Reproduce the listing below exactly, minus its pictures.

------------------------------

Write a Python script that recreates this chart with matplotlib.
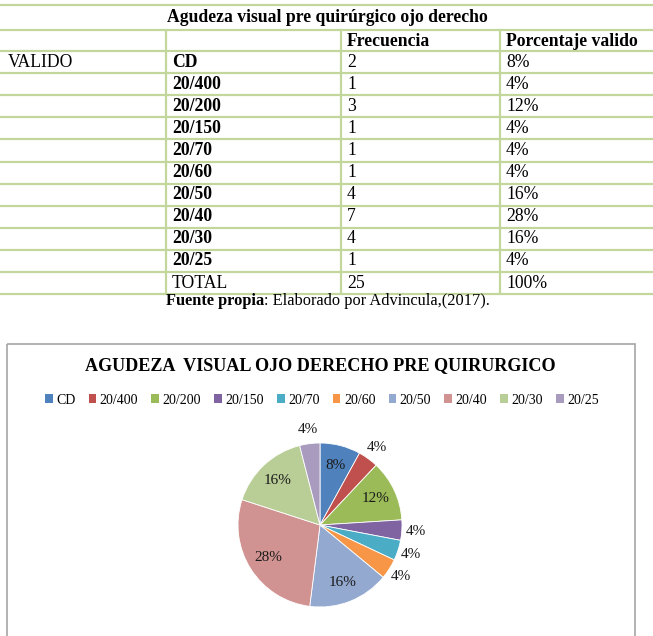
import matplotlib.pyplot as plt
import numpy as np
from matplotlib.patches import Rectangle, Patch

plt.rcParams['font.family'] = ['Liberation Serif', 'DejaVu Serif']

# datos
categorias = ["CD", "20/400", "20/200", "20/150", "20/70", "20/60",
              "20/50", "20/40", "20/30", "20/25"]
frecuencia = [2, 1, 3, 1, 1, 1, 4, 7, 4, 1]
porcentaje = ["8%", "4%", "12%", "4%", "4%", "4%", "16%", "28%", "16%", "4%"]
total_frec = "25"
total_pct = "100%"
colores = ["#4F81BD", "#C0504D", "#9BBB59", "#8064A2", "#4BACC6", "#F79646",
           "#93A9CF", "#D09392", "#B9CD96", "#A89BBE"]

W, H = 653, 636
fig = plt.figure(figsize=(W / 100, H / 100), dpi=100)
ax = fig.add_axes([0, 0, 1, 1])
ax.set_xlim(0, W)
ax.set_ylim(H, 0)
ax.axis("off")

# ---- tabla ----
verde = "#C3D69B"
fs = 12.7
row_h = 22.1
y_hdr = 51
col_x = [166, 341, 500]

ys = [5, 30] + [y_hdr + row_h * i for i in range(12)]
for y in ys:
    ax.plot([0, W], [y, y], color=verde, lw=1.6, solid_capstyle="butt")
for x in col_x:
    ax.plot([x, x], [30, ys[-1]], color=verde, lw=1.6, solid_capstyle="butt")

ax.text(327, 17.5, "Agudeza visual pre quirúrgico ojo derecho", ha="center",
        va="center", fontsize=fs, fontweight="bold")
ax.text(col_x[1] + 6, 41, "Frecuencia", ha="left", va="center",
        fontsize=fs, fontweight="bold")
ax.text(col_x[2] + 6, 41, "Porcentaje valido", ha="left", va="center",
        fontsize=fs, fontweight="bold")

for i, (c, f, p) in enumerate(zip(categorias, frecuencia, porcentaje)):
    yc = y_hdr + row_h * (i + 0.5)
    if i == 0:
        ax.text(8, yc, "VALIDO", ha="left", va="center", fontsize=fs)
    ax.text(col_x[0] + 6, yc, c, ha="left", va="center", fontsize=fs,
            fontweight="bold")
    ax.text(col_x[1] + 6, yc, str(f), ha="left", va="center", fontsize=fs)
    ax.text(col_x[2] + 6, yc, p, ha="left", va="center", fontsize=fs)

yc = y_hdr + row_h * 10.5
ax.text(col_x[0] + 6, yc, "TOTAL", ha="left", va="center", fontsize=fs)
ax.text(col_x[1] + 6, yc, total_frec, ha="left", va="center", fontsize=fs)
ax.text(col_x[2] + 6, yc, total_pct, ha="left", va="center", fontsize=fs)

ax.text(264, 301, "Fuente propia", ha="right", va="center", fontsize=11.8,
        fontweight="bold")
ax.text(264, 301, ": Elaborado por Advincula,(2017).", ha="left",
        va="center", fontsize=11.8)

# ---- grafico ----
ax.add_patch(Rectangle((7, 344), 628, 310, fill=False, edgecolor="#A6A6A6",
                       lw=1.2))
ax.text(320, 366, "AGUDEZA  VISUAL OJO DERECHO PRE QUIRURGICO", ha="center",
        va="center", fontsize=13.1, fontweight="bold")

cx, cy, r = 320, 525, 82
pax = fig.add_axes([(cx - r) / W, (H - cy - r) / H, 2 * r / W, 2 * r / H])
wedges, texts, autotexts = pax.pie(
    frecuencia, colors=colores, startangle=90, counterclock=False,
    autopct="%1.0f%%", pctdistance=0.75,
    wedgeprops=dict(edgecolor="white", linewidth=0.6),
    textprops=dict(fontsize=11, color="#1a1a1a"))
pax.set_xlim(-1, 1)
pax.set_ylim(-1, 1)

total = sum(frecuencia)
for w, t, f in zip(wedges, autotexts, frecuencia):
    if f / total < 0.06:
        ang = np.deg2rad((w.theta1 + w.theta2) / 2)
        t.set_position((1.17 * np.cos(ang), 1.17 * np.sin(ang)))

handles = [Patch(facecolor=c, edgecolor="none") for c in colores]
fig.legend(handles, categorias, loc="center",
           bbox_to_anchor=(322 / W, 1 - 400 / H), ncol=10, frameon=False,
           fontsize=10.0, handlelength=0.55, handleheight=0.55,
           handletextpad=0.25, columnspacing=0.95, borderaxespad=0)

fig.savefig("out.png", dpi=100)
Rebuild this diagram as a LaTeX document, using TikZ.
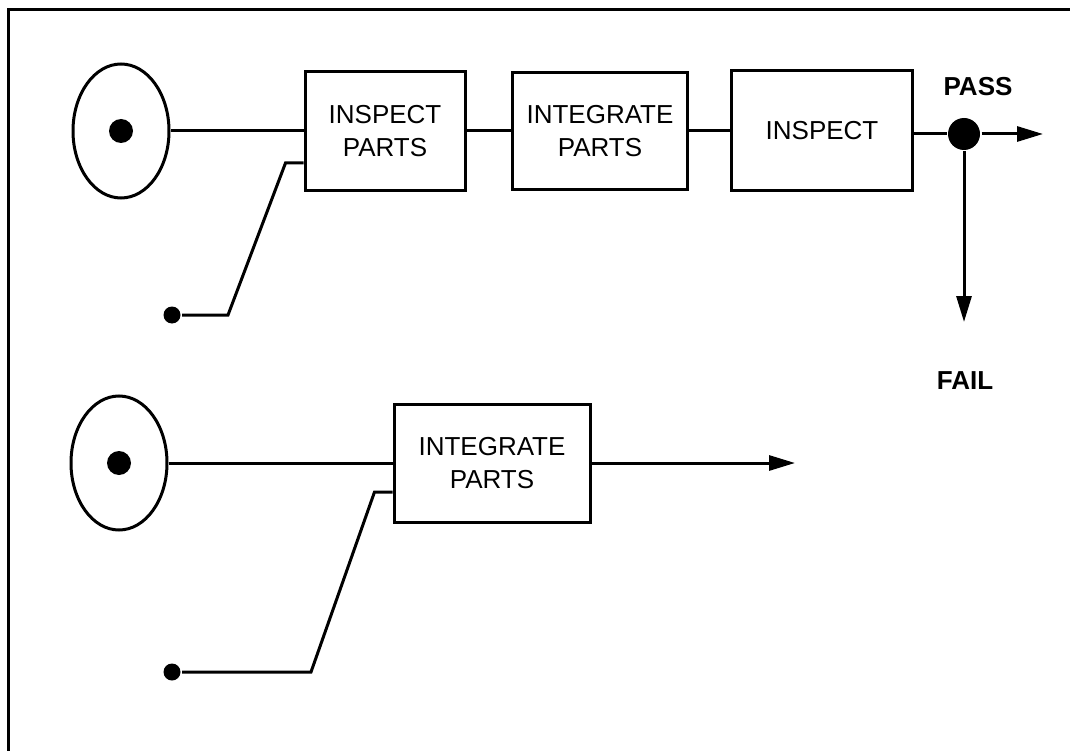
\documentclass[tikz,border=0pt]{standalone}
\usepackage{fontspec}
\setmainfont{Liberation Sans}
\usepackage{tikz}
\usetikzlibrary{shapes.geometric, arrows.meta, positioning, calc}

\begin{document}
\begin{tikzpicture}[
    x=1pt, y=-1pt, line width=3pt,
    source/.style={ellipse, draw, minimum width=96pt, minimum height=134pt, inner sep=0pt},
    dot/.style={circle, fill, inner sep=0pt, minimum size=#1},
    process/.style={rectangle, draw, align=center, font=\fontsize{26}{33}\selectfont, inner sep=0pt},
    label/.style={font=\fontsize{26}{30}\selectfont\bfseries},
    arrow/.style={-{Triangle[length=26pt, width=15pt]}}
]
\useasboundingbox (0,0) rectangle (1070,751);

% Frame (top and left only)
\draw (8,751) -- (8,10) -- (1070,10);

% Upper line
\node[source] (src1) at (121,131) {};
\node[dot=24pt] (core1) at (src1.center) {};
\node[process, minimum width=160pt, minimum height=119pt] (insp1) at (385,131) {INSPECT\\PARTS};
\node[process, minimum width=175pt, minimum height=117pt] (integ1) at (600,131) {INTEGRATE\\PARTS};
\node[process, minimum width=181pt, minimum height=120pt] (insp2) at (822,131) {INSPECT};
\node[dot=32pt] (split) at (964,134) {};
\node[dot=17pt] (in1) at (172,315) {};
\coordinate (pass) at (1043,134);
\coordinate (fail) at (964,322);
\node[label] (passlbl) at (978,87) {PASS};
\node[label] (faillbl) at (965,381) {FAIL};

\draw (src1) -- (insp1);
\draw (insp1) -- (integ1);
\draw (integ1) -- (insp2);
\draw (insp2.east |- split) -- (split);
\draw[arrow] (split) -- (pass);
\draw[arrow] (split) -- (fail);
\draw (in1) -- ++(56,0) -- ($(insp1.west)+(-18,32)$) -- ($(insp1.west)+(0,32)$);

% Lower line
\node[source] (src2) at (119,463) {};
\node[dot=24pt] (core2) at (src2.center) {};
\node[process, minimum width=196pt, minimum height=118pt] (integ2) at (492,463) {INTEGRATE\\PARTS};
\node[dot=17pt] (in2) at (172,672) {};
\coordinate (out2) at (795,463);

\draw (src2) -- (integ2);
\draw[arrow] (integ2) -- (out2);
\draw (in2) -- ++(139,0) -- ($(integ2.west)+(-18,29)$) -- ($(integ2.west)+(0,29)$);

\end{tikzpicture}
\end{document}
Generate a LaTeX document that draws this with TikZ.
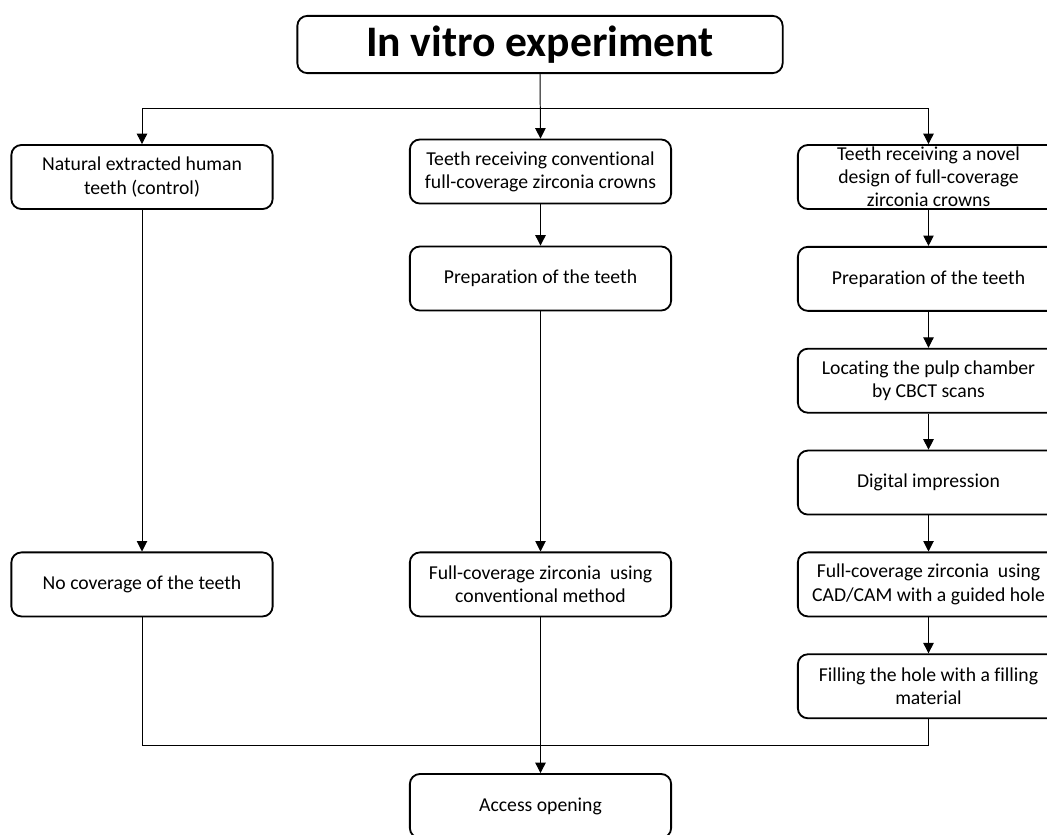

------------------------------

- [Task output]
Write a Python script that recreates this chart with matplotlib.
import matplotlib.pyplot as plt
import numpy as np
from matplotlib.patches import Rectangle, Patch

plt.rcParams['font.family'] = ['Liberation Serif', 'DejaVu Serif']

# datos
categorias = ["CD", "20/400", "20/200", "20/150", "20/70", "20/60",
              "20/50", "20/40", "20/30", "20/25"]
frecuencia = [2, 1, 3, 1, 1, 1, 4, 7, 4, 1]
porcentaje = ["8%", "4%", "12%", "4%", "4%", "4%", "16%", "28%", "16%", "4%"]
total_frec = "25"
total_pct = "100%"
colores = ["#4F81BD", "#C0504D", "#9BBB59", "#8064A2", "#4BACC6", "#F79646",
           "#93A9CF", "#D09392", "#B9CD96", "#A89BBE"]

W, H = 653, 636
fig = plt.figure(figsize=(W / 100, H / 100), dpi=100)
ax = fig.add_axes([0, 0, 1, 1])
ax.set_xlim(0, W)
ax.set_ylim(H, 0)
ax.axis("off")

# ---- tabla ----
verde = "#C3D69B"
fs = 12.7
row_h = 22.1
y_hdr = 51
col_x = [166, 341, 500]

ys = [5, 30] + [y_hdr + row_h * i for i in range(12)]
for y in ys:
    ax.plot([0, W], [y, y], color=verde, lw=1.6, solid_capstyle="butt")
for x in col_x:
    ax.plot([x, x], [30, ys[-1]], color=verde, lw=1.6, solid_capstyle="butt")

ax.text(327, 17.5, "Agudeza visual pre quirúrgico ojo derecho", ha="center",
        va="center", fontsize=fs, fontweight="bold")
ax.text(col_x[1] + 6, 41, "Frecuencia", ha="left", va="center",
        fontsize=fs, fontweight="bold")
ax.text(col_x[2] + 6, 41, "Porcentaje valido", ha="left", va="center",
        fontsize=fs, fontweight="bold")

for i, (c, f, p) in enumerate(zip(categorias, frecuencia, porcentaje)):
    yc = y_hdr + row_h * (i + 0.5)
    if i == 0:
        ax.text(8, yc, "VALIDO", ha="left", va="center", fontsize=fs)
    ax.text(col_x[0] + 6, yc, c, ha="left", va="center", fontsize=fs,
            fontweight="bold")
    ax.text(col_x[1] + 6, yc, str(f), ha="left", va="center", fontsize=fs)
    ax.text(col_x[2] + 6, yc, p, ha="left", va="center", fontsize=fs)

yc = y_hdr + row_h * 10.5
ax.text(col_x[0] + 6, yc, "TOTAL", ha="left", va="center", fontsize=fs)
ax.text(col_x[1] + 6, yc, total_frec, ha="left", va="center", fontsize=fs)
ax.text(col_x[2] + 6, yc, total_pct, ha="left", va="center", fontsize=fs)

ax.text(264, 301, "Fuente propia", ha="right", va="center", fontsize=11.8,
        fontweight="bold")
ax.text(264, 301, ": Elaborado por Advincula,(2017).", ha="left",
        va="center", fontsize=11.8)

# ---- grafico ----
ax.add_patch(Rectangle((7, 344), 628, 310, fill=False, edgecolor="#A6A6A6",
                       lw=1.2))
ax.text(320, 366, "AGUDEZA  VISUAL OJO DERECHO PRE QUIRURGICO", ha="center",
        va="center", fontsize=13.1, fontweight="bold")

cx, cy, r = 320, 525, 82
pax = fig.add_axes([(cx - r) / W, (H - cy - r) / H, 2 * r / W, 2 * r / H])
wedges, texts, autotexts = pax.pie(
    frecuencia, colors=colores, startangle=90, counterclock=False,
    autopct="%1.0f%%", pctdistance=0.75,
    wedgeprops=dict(edgecolor="white", linewidth=0.6),
    textprops=dict(fontsize=11, color="#1a1a1a"))
pax.set_xlim(-1, 1)
pax.set_ylim(-1, 1)

total = sum(frecuencia)
for w, t, f in zip(wedges, autotexts, frecuencia):
    if f / total < 0.06:
        ang = np.deg2rad((w.theta1 + w.theta2) / 2)
        t.set_position((1.17 * np.cos(ang), 1.17 * np.sin(ang)))

handles = [Patch(facecolor=c, edgecolor="none") for c in colores]
fig.legend(handles, categorias, loc="center",
           bbox_to_anchor=(322 / W, 1 - 400 / H), ncol=10, frameon=False,
           fontsize=10.0, handlelength=0.55, handleheight=0.55,
           handletextpad=0.25, columnspacing=0.95, borderaxespad=0)

fig.savefig("out.png", dpi=100)
Rebuild this diagram as a LaTeX document, using TikZ.
\documentclass[tikz,border=0pt]{standalone}
\usepackage{fontspec}
\setmainfont{Liberation Sans}
\usepackage{tikz}
\usetikzlibrary{shapes.geometric, arrows.meta, positioning, calc}

\begin{document}
\begin{tikzpicture}[
    x=1pt, y=-1pt, line width=3pt,
    source/.style={ellipse, draw, minimum width=96pt, minimum height=134pt, inner sep=0pt},
    dot/.style={circle, fill, inner sep=0pt, minimum size=#1},
    process/.style={rectangle, draw, align=center, font=\fontsize{26}{33}\selectfont, inner sep=0pt},
    label/.style={font=\fontsize{26}{30}\selectfont\bfseries},
    arrow/.style={-{Triangle[length=26pt, width=15pt]}}
]
\useasboundingbox (0,0) rectangle (1070,751);

% Frame (top and left only)
\draw (8,751) -- (8,10) -- (1070,10);

% Upper line
\node[source] (src1) at (121,131) {};
\node[dot=24pt] (core1) at (src1.center) {};
\node[process, minimum width=160pt, minimum height=119pt] (insp1) at (385,131) {INSPECT\\PARTS};
\node[process, minimum width=175pt, minimum height=117pt] (integ1) at (600,131) {INTEGRATE\\PARTS};
\node[process, minimum width=181pt, minimum height=120pt] (insp2) at (822,131) {INSPECT};
\node[dot=32pt] (split) at (964,134) {};
\node[dot=17pt] (in1) at (172,315) {};
\coordinate (pass) at (1043,134);
\coordinate (fail) at (964,322);
\node[label] (passlbl) at (978,87) {PASS};
\node[label] (faillbl) at (965,381) {FAIL};

\draw (src1) -- (insp1);
\draw (insp1) -- (integ1);
\draw (integ1) -- (insp2);
\draw (insp2.east |- split) -- (split);
\draw[arrow] (split) -- (pass);
\draw[arrow] (split) -- (fail);
\draw (in1) -- ++(56,0) -- ($(insp1.west)+(-18,32)$) -- ($(insp1.west)+(0,32)$);

% Lower line
\node[source] (src2) at (119,463) {};
\node[dot=24pt] (core2) at (src2.center) {};
\node[process, minimum width=196pt, minimum height=118pt] (integ2) at (492,463) {INTEGRATE\\PARTS};
\node[dot=17pt] (in2) at (172,672) {};
\coordinate (out2) at (795,463);

\draw (src2) -- (integ2);
\draw[arrow] (integ2) -- (out2);
\draw (in2) -- ++(139,0) -- ($(integ2.west)+(-18,29)$) -- ($(integ2.west)+(0,29)$);

\end{tikzpicture}
\end{document}
Generate a LaTeX document that draws this with TikZ.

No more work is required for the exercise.